Atirou culpa ao dono
Mais tarde, o lesado intentou uma ação, exigindo uma indemnização de 171 mil euros (121 mil por danos patrimoniais e 50 mil euros a título de danos não patrimoniais). Queria também que fossem pagos os custos futuros e expectáveis com cirurgias e tratamentos.
Nas suas alegações, o lesado afirmava que o cão, de raça potencialmente perigosa, “exigia especiais deveres de cuidado e vigilância” e que competia ao vigilante do animal o dever de se certificar de que este “não constituía um perigo para as pessoas que estavam dentro da propriedade”.
“O vigilante não agiu com a prudência de um homem normal, uma vez que este teria esperado mais um par de horas e soltaria o cão quando todos tivessem saído da casa ou teria levado o cão à rua para dar um passeio com ele ou, então, tê-lo-ia açaimado para o poder soltar”, argumentou, sem sucesso.
Atuação imprevidente
No acórdão, os juízes ilibam o dono do animal de “qualquer imprevidência, inconsideração ou negligência na guarda e vigilância do cão, pois o mesmo teve o cuidado de fechar as portas da casa e de a todos avisar para não saírem”.
“A interação do autor com o cão apenas teve lugar porque o autor, por sua iniciativa, desobedecendo aos avisos que lhe foram feitos, saiu sozinho para o jardim e foi com ele estabelecer contacto físico”, dizem os juízes, atribuindo ao modelo “uma autêntica invasão do espaço e até da ‘esfera privada’ do cão”. “Foi, pois, exclusivamente, um comportamento culposo do autor que esteve na origem do dano que o animal lhe veio a causar”, concluem.
Pormenores
Carreira arruinada
O jovem foi modelo, entre setembro de 2014 e até 2019, realizando trabalhos esporádicos.

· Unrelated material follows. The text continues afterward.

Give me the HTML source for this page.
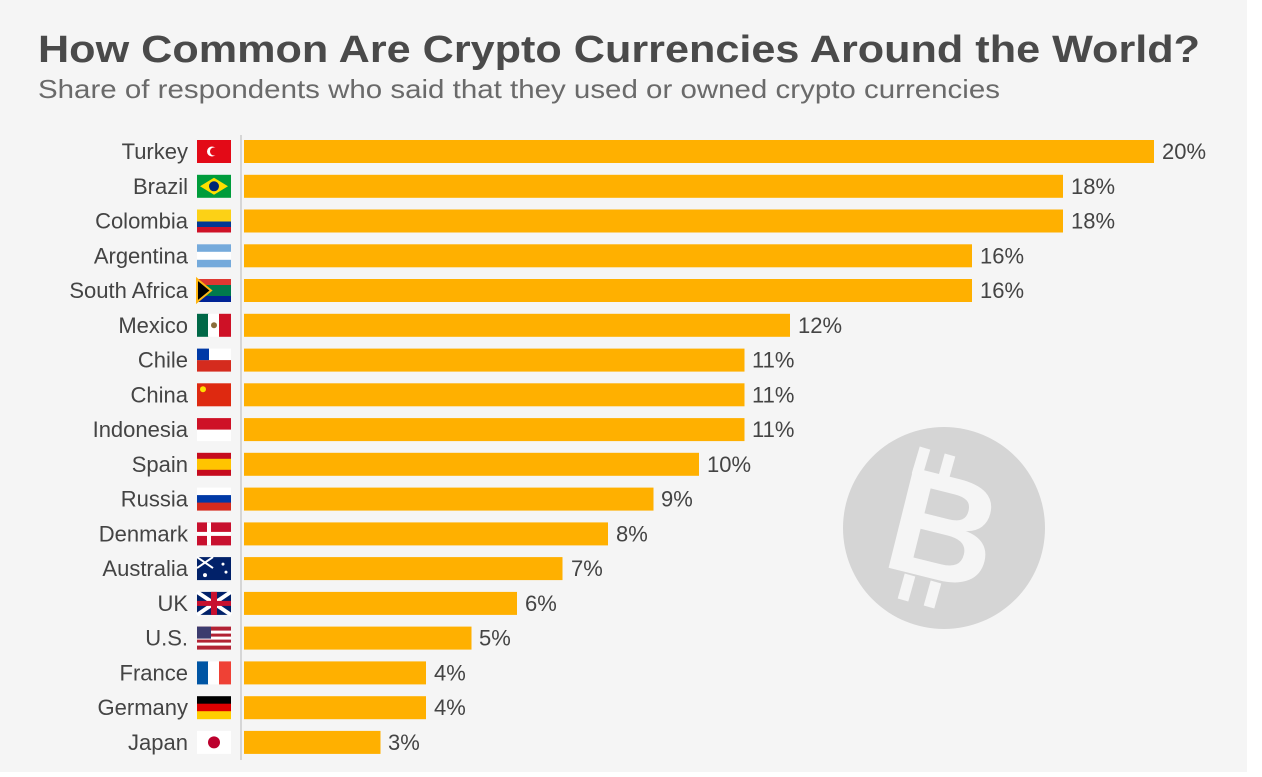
<!DOCTYPE html><html><head><style>body{margin:0;background:#fff}</style></head><body>
<svg width="1262" height="772" xmlns="http://www.w3.org/2000/svg" font-family="Liberation Sans, sans-serif">
<rect x="0" y="0" width="1247" height="772" fill="#f5f5f5"/>
<text x="38" y="62" font-size="38" font-weight="bold" fill="#4a4a4a" textLength="1162" lengthAdjust="spacingAndGlyphs">How Common Are Crypto Currencies Around the World?</text>
<text x="38" y="98" font-size="26" fill="#6a6a6a" textLength="962" lengthAdjust="spacingAndGlyphs">Share of respondents who said that they used or owned crypto currencies</text>
<line x1="241" y1="135" x2="241" y2="760" stroke="#ccc" stroke-width="1.5"/>
<circle cx="944" cy="528" r="101" fill="#d5d5d5"/>
<text x="944" y="580" font-size="150" font-weight="bold" fill="#f5f5f5" text-anchor="middle" transform="rotate(14 944 528)">B</text>
<g stroke="#f5f5f5" stroke-width="11"><line x1="925" y1="448" x2="917" y2="475"/><line x1="950" y1="455" x2="943" y2="480"/><line x1="910" y1="575" x2="903" y2="600"/><line x1="936" y1="582" x2="929" y2="607"/></g>
<g font-size="22" fill="#444">
<g transform="translate(0,140)"><text x="188" y="19" text-anchor="end">Turkey</text><rect x="197" y="0" width="34" height="23" fill="#e30a17"/><circle cx="212" cy="11.5" r="5" fill="#fff"/><circle cx="214" cy="11.5" r="4" fill="#e30a17"/><rect x="244" y="0" width="910" height="23" fill="#ffb000"/><text x="1162" y="19">20%</text></g>
<g transform="translate(0,174.8)"><text x="188" y="19" text-anchor="end">Brazil</text><rect x="197" y="0" width="34" height="23" fill="#009c3b"/><polygon points="200,11.5 214,3 228,11.5 214,20" fill="#ffdf00"/><circle cx="214" cy="11.5" r="5" fill="#002776"/><rect x="244" y="0" width="819" height="23" fill="#ffb000"/><text x="1071" y="19">18%</text></g>
<g transform="translate(0,209.5)"><text x="188" y="19" text-anchor="end">Colombia</text><rect x="197" y="0" width="34" height="12" fill="#fcd116"/><rect x="197" y="12" width="34" height="6" fill="#003893"/><rect x="197" y="17.5" width="34" height="5.5" fill="#ce1126"/><rect x="244" y="0" width="819" height="23" fill="#ffb000"/><text x="1071" y="19">18%</text></g>
<g transform="translate(0,244.3)"><text x="188" y="19" text-anchor="end">Argentina</text><rect x="197" y="0" width="34" height="23" fill="#75aadb"/><rect x="197" y="7.5" width="34" height="8" fill="#fff"/><rect x="244" y="0" width="728" height="23" fill="#ffb000"/><text x="980" y="19">16%</text></g>
<g transform="translate(0,279)"><text x="188" y="19" text-anchor="end">South Africa</text><rect x="197" y="0" width="34" height="23" fill="#007a4d"/><rect x="197" y="0" width="34" height="6" fill="#de3831"/><rect x="197" y="17" width="34" height="6" fill="#002395"/><polygon points="197,0 211,11.5 197,23" fill="#000" stroke="#ffb612" stroke-width="2"/><rect x="244" y="0" width="728" height="23" fill="#ffb000"/><text x="980" y="19">16%</text></g>
<g transform="translate(0,313.8)"><text x="188" y="19" text-anchor="end">Mexico</text><rect x="197" y="0" width="12" height="23" fill="#006847"/><rect x="208" y="0" width="12" height="23" fill="#fff"/><rect x="219" y="0" width="12" height="23" fill="#ce1126"/><circle cx="214" cy="11.5" r="3" fill="#8a6d3b"/><rect x="244" y="0" width="546" height="23" fill="#ffb000"/><text x="798" y="19">12%</text></g>
<g transform="translate(0,348.6)"><text x="188" y="19" text-anchor="end">Chile</text><rect x="197" y="0" width="34" height="12" fill="#fff"/><rect x="197" y="11.5" width="34" height="11.5" fill="#d52b1e"/><rect x="197" y="0" width="12" height="11.5" fill="#0039a6"/><rect x="244" y="0" width="500.5" height="23" fill="#ffb000"/><text x="752" y="19">11%</text></g>
<g transform="translate(0,383.3)"><text x="188" y="19" text-anchor="end">China</text><rect x="197" y="0" width="34" height="23" fill="#de2910"/><circle cx="203" cy="6" r="3" fill="#ffde00"/><rect x="244" y="0" width="500.5" height="23" fill="#ffb000"/><text x="752" y="19">11%</text></g>
<g transform="translate(0,418.1)"><text x="188" y="19" text-anchor="end">Indonesia</text><rect x="197" y="0" width="34" height="12" fill="#ce1126"/><rect x="197" y="11.5" width="34" height="11.5" fill="#fff"/><rect x="244" y="0" width="500.5" height="23" fill="#ffb000"/><text x="752" y="19">11%</text></g>
<g transform="translate(0,452.8)"><text x="188" y="19" text-anchor="end">Spain</text><rect x="197" y="0" width="34" height="23" fill="#c60b1e"/><rect x="197" y="6" width="34" height="11" fill="#ffc400"/><rect x="244" y="0" width="455" height="23" fill="#ffb000"/><text x="707" y="19">10%</text></g>
<g transform="translate(0,487.6)"><text x="188" y="19" text-anchor="end">Russia</text><rect x="197" y="0" width="34" height="8" fill="#fff"/><rect x="197" y="7.5" width="34" height="8" fill="#0039a6"/><rect x="197" y="15" width="34" height="8" fill="#d52b1e"/><rect x="244" y="0" width="409.5" height="23" fill="#ffb000"/><text x="661" y="19">9%</text></g>
<g transform="translate(0,522.4)"><text x="188" y="19" text-anchor="end">Denmark</text><rect x="197" y="0" width="34" height="23" fill="#c8102e"/><rect x="207" y="0" width="4" height="23" fill="#fff"/><rect x="197" y="9.5" width="34" height="4" fill="#fff"/><rect x="244" y="0" width="364" height="23" fill="#ffb000"/><text x="616" y="19">8%</text></g>
<g transform="translate(0,557.1)"><text x="188" y="19" text-anchor="end">Australia</text><rect x="197" y="0" width="34" height="23" fill="#012169"/><line x1="197" y1="0" x2="213" y2="11" stroke="#fff" stroke-width="2"/><line x1="213" y1="0" x2="197" y2="11" stroke="#fff" stroke-width="2"/><circle cx="223" cy="7" r="1.5" fill="#fff"/><circle cx="226" cy="15" r="1.5" fill="#fff"/><circle cx="205" cy="18" r="2" fill="#fff"/><rect x="244" y="0" width="318.5" height="23" fill="#ffb000"/><text x="571" y="19">7%</text></g>
<g transform="translate(0,591.9)"><text x="188" y="19" text-anchor="end">UK</text><rect x="197" y="0" width="34" height="23" fill="#012169"/><line x1="197" y1="0" x2="231" y2="23" stroke="#fff" stroke-width="4"/><line x1="231" y1="0" x2="197" y2="23" stroke="#fff" stroke-width="4"/><rect x="211" y="0" width="6" height="23" fill="#c8102e"/><rect x="197" y="9" width="34" height="5" fill="#c8102e"/><rect x="244" y="0" width="273" height="23" fill="#ffb000"/><text x="525" y="19">6%</text></g>
<g transform="translate(0,626.6)"><text x="188" y="19" text-anchor="end">U.S.</text><rect x="197" y="0" width="34" height="23" fill="#b22234"/><rect x="197" y="4" width="34" height="3" fill="#fff"/><rect x="197" y="10" width="34" height="3" fill="#fff"/><rect x="197" y="16" width="34" height="3" fill="#fff"/><rect x="197" y="0" width="14" height="12" fill="#3c3b6e"/><rect x="244" y="0" width="227.5" height="23" fill="#ffb000"/><text x="479" y="19">5%</text></g>
<g transform="translate(0,661.4)"><text x="188" y="19" text-anchor="end">France</text><rect x="197" y="0" width="12" height="23" fill="#0055a4"/><rect x="208" y="0" width="12" height="23" fill="#fff"/><rect x="219" y="0" width="12" height="23" fill="#ef4135"/><rect x="244" y="0" width="182" height="23" fill="#ffb000"/><text x="434" y="19">4%</text></g>
<g transform="translate(0,696.2)"><text x="188" y="19" text-anchor="end">Germany</text><rect x="197" y="0" width="34" height="8" fill="#000"/><rect x="197" y="7.5" width="34" height="8" fill="#dd0000"/><rect x="197" y="15" width="34" height="8" fill="#ffce00"/><rect x="244" y="0" width="182" height="23" fill="#ffb000"/><text x="434" y="19">4%</text></g>
<g transform="translate(0,730.9)"><text x="188" y="19" text-anchor="end">Japan</text><rect x="197" y="0" width="34" height="23" fill="#fff"/><circle cx="214" cy="11.5" r="6" fill="#bc002d"/><rect x="244" y="0" width="136.5" height="23" fill="#ffb000"/><text x="388" y="19">3%</text></g>
</g>
</svg></body></html>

No verão de 2019, alegou no processo, iria dedicar-se, de forma exclusiva, a tal atividade. Mas, por força do ataque sofrido, nunca se profissionalizou.
Raça de guarda
A aquisição do cão de raça boerboel visava substituir um anterior cão de raça dogue canário, que morreu e tinha igualmente características de cão de guarda, embora fosse de um porte mais pequeno.